The previous four tastes are easily defined. Umami on the other-hand is unfamiliar. It comes from the Japanese word umai, meaning delicious, and is not easily translated into the English language. For me, it is the savory feeling of richness and fullness found in food.

In order to feel satiated after a meal, all of the tastes should be balanced in the dish. You can leave a meal hungry, if your tastebuds weren’t satisfied. Since umami is most commonly found in meat, that is why it’s hard to feel full after a vegetarian meal. But don’t fear my readers! Umami is found in vegetables and non-meat items too:



Soy Sauce



Aged and Fermented foods

I found the following recipe in Professional Vegetarian Cooking by Ken Bergeron. I’ve edited it significantly though so don’t go searching there if you’ve forgotten my website. It is the perfect umami meal. The meatiness of the mushrooms, mixed with the wine and the soy sauce, will make your forget the absence of meat in this meal. Enjoy it with some sautéed dandelion greens with caramelized onions and tomatoes. Dandelion greens are deliciously bitter, but the sweetness of the tomato helps your taste buds deal with the bitterness. Finish it up with a squeeze of lemon and some salt and pepper, and you’ve got a balance of tastes that will satisfy your palate and your stomach.

Exotic Mushroom Tart


For the pie dough:

AP Flour 12 oz

Salt 1 ½ tsp

Butter, chilled 6 oz

2 eggs

4 tsp water

½ cup mixed fresh herbs (I used thyme and parsley from my garden, but use whatever you want. Have fun!)

2 cups Parmesan

Egg Wash

Vegan option: Omit the eggs and the parmesan and substitute ½ cup Vegetable Shortening for the butter

For the Filling:

Onions, small diced 1 ½ cup

Carrots, small diced 1 ½ cups

Parsnips, small diced 1 ½ cups

Shallots, minced ¼ cup

Olive oil 2 TBS

White Wine, dry ½ cup

Exotic Mushrooms, such as shitake, oyster, enoki, lobster 10 cups

Fresh Thyme 2 TBS

Fresh Rosemary 2 TBS

Soy Sauce 2 TBS

Salt, Pepper To Taste

Note: To save on money, you can buy more of a cheaper variety of mushrooms (such as baby bella or button) to mix with the exotic mushrooms. The flavor won’t change much, but you’ll still get to enjoy the expensive ones!


For the pie dough

1. Mix the flour and salt together.

2. Cut the butter into small cubes. Mix it in with the flour salt mixture, using your fingertips, until the mixture looks like fine breadcrumbs. Add the herbs.

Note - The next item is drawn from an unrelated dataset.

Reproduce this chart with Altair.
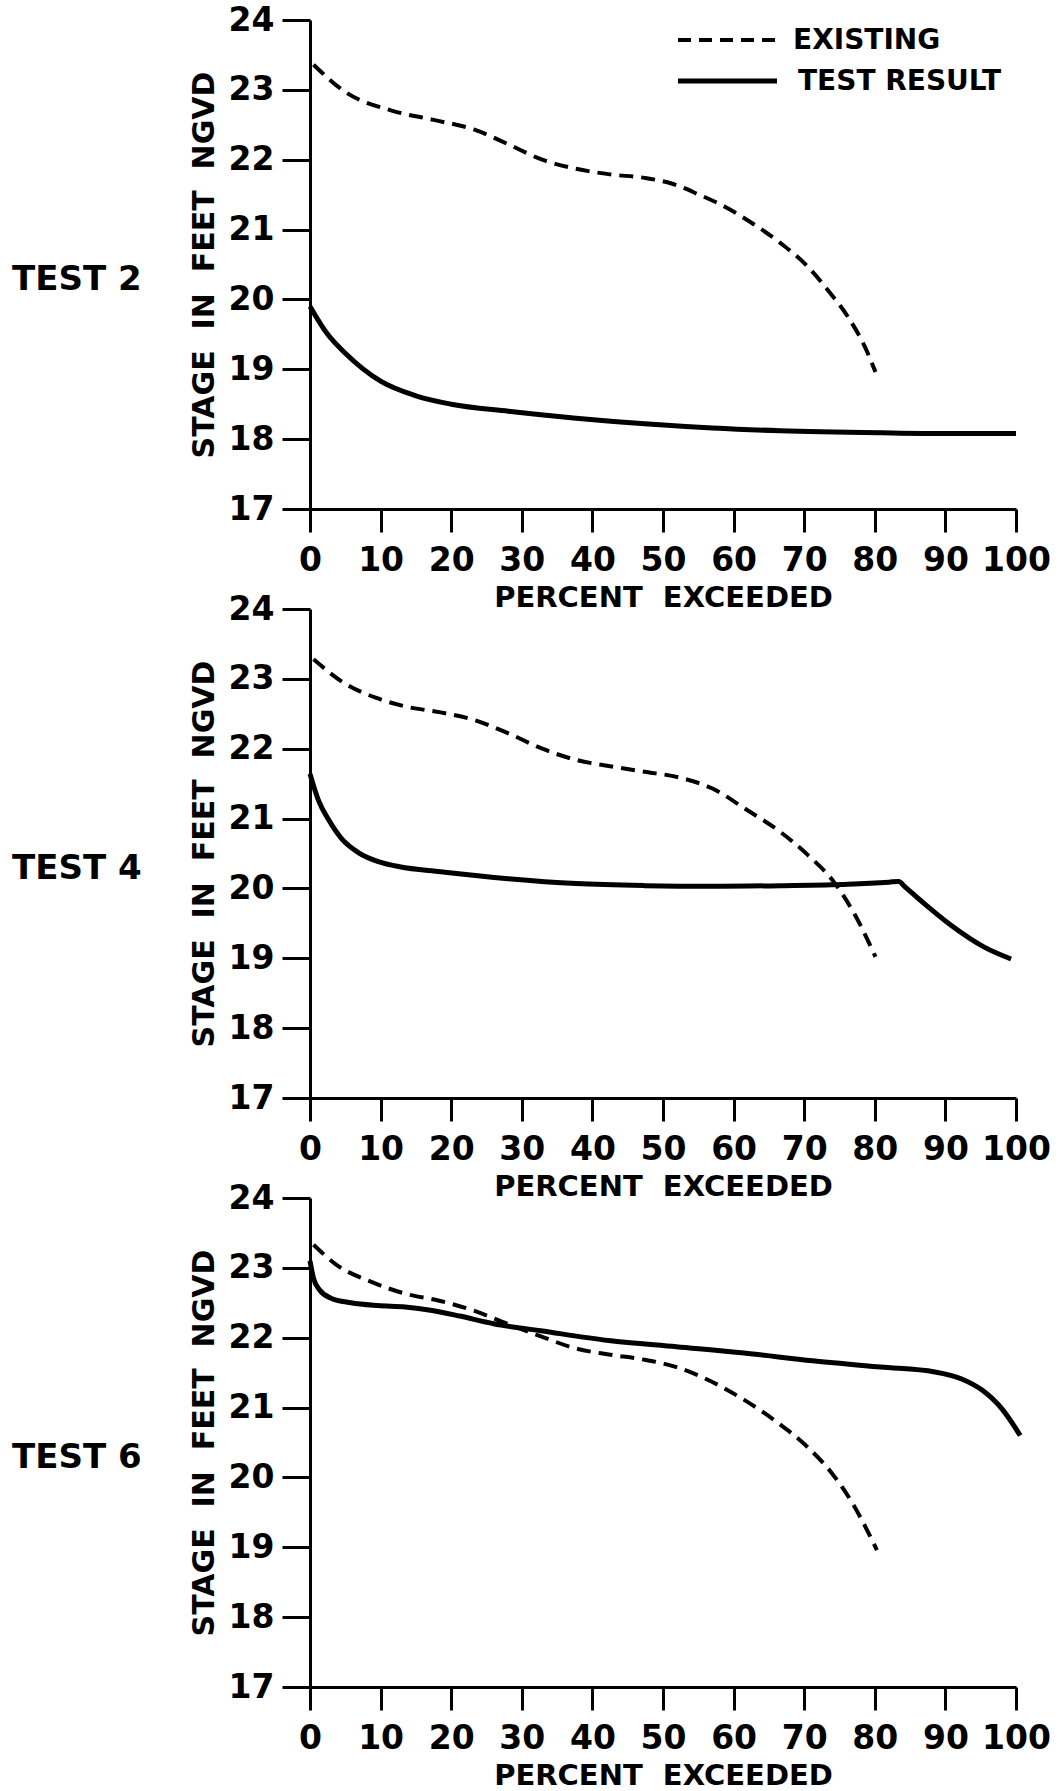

3. Making a well in the center, mix in the water and eggs until the dough just comes together. Add more water if too dry. The dough should not be too sticky, so be careful.

4. Kneed out on a floured surface until the dough is smooth, about 1 minute.

5. Wrap in plastic and chill at least 30 minutes until use. Meanwhile, prepare the filling.

For the filling:

6. Sauté the onions, carrots, parsnips and shallots with the olive oil for about 2 minutes. Add the mushrooms and sauté another two minutes. Add the white wine and let it reduce to au sec (or almost dry.)

7. Add the remaining ingredients and sauté another 5 minutes, or until almost all the juices have evaporated. If the filling is too wet it will make the tarts soggy.

To assemble:

8. Preheat oven to 400°F. Roll out dough on a floured surface until it is between ¼ - 1/8 inch thick. Using a 6-inch cookie cutter or other circular object with a 6-inch diameter (I used a cup), cut out circles and place them on a parchment-lined baking sheet. You can continue to roll out the dough as much as you need to until most of it is used up. If the dough gets too warm, place it back in the fridge to chill it down again.

9. Fill the circles with ¼ to a ½ cup of the mushroom mixture. Crimp the edges of the circle up, until it looks like a cute little coin purse. Brush the circles with the egg wash (Vegan substitute: use oil), and sprinkle with the parmesan.

10. Bake until the crust is a deep golden brown. Eat and enjoy!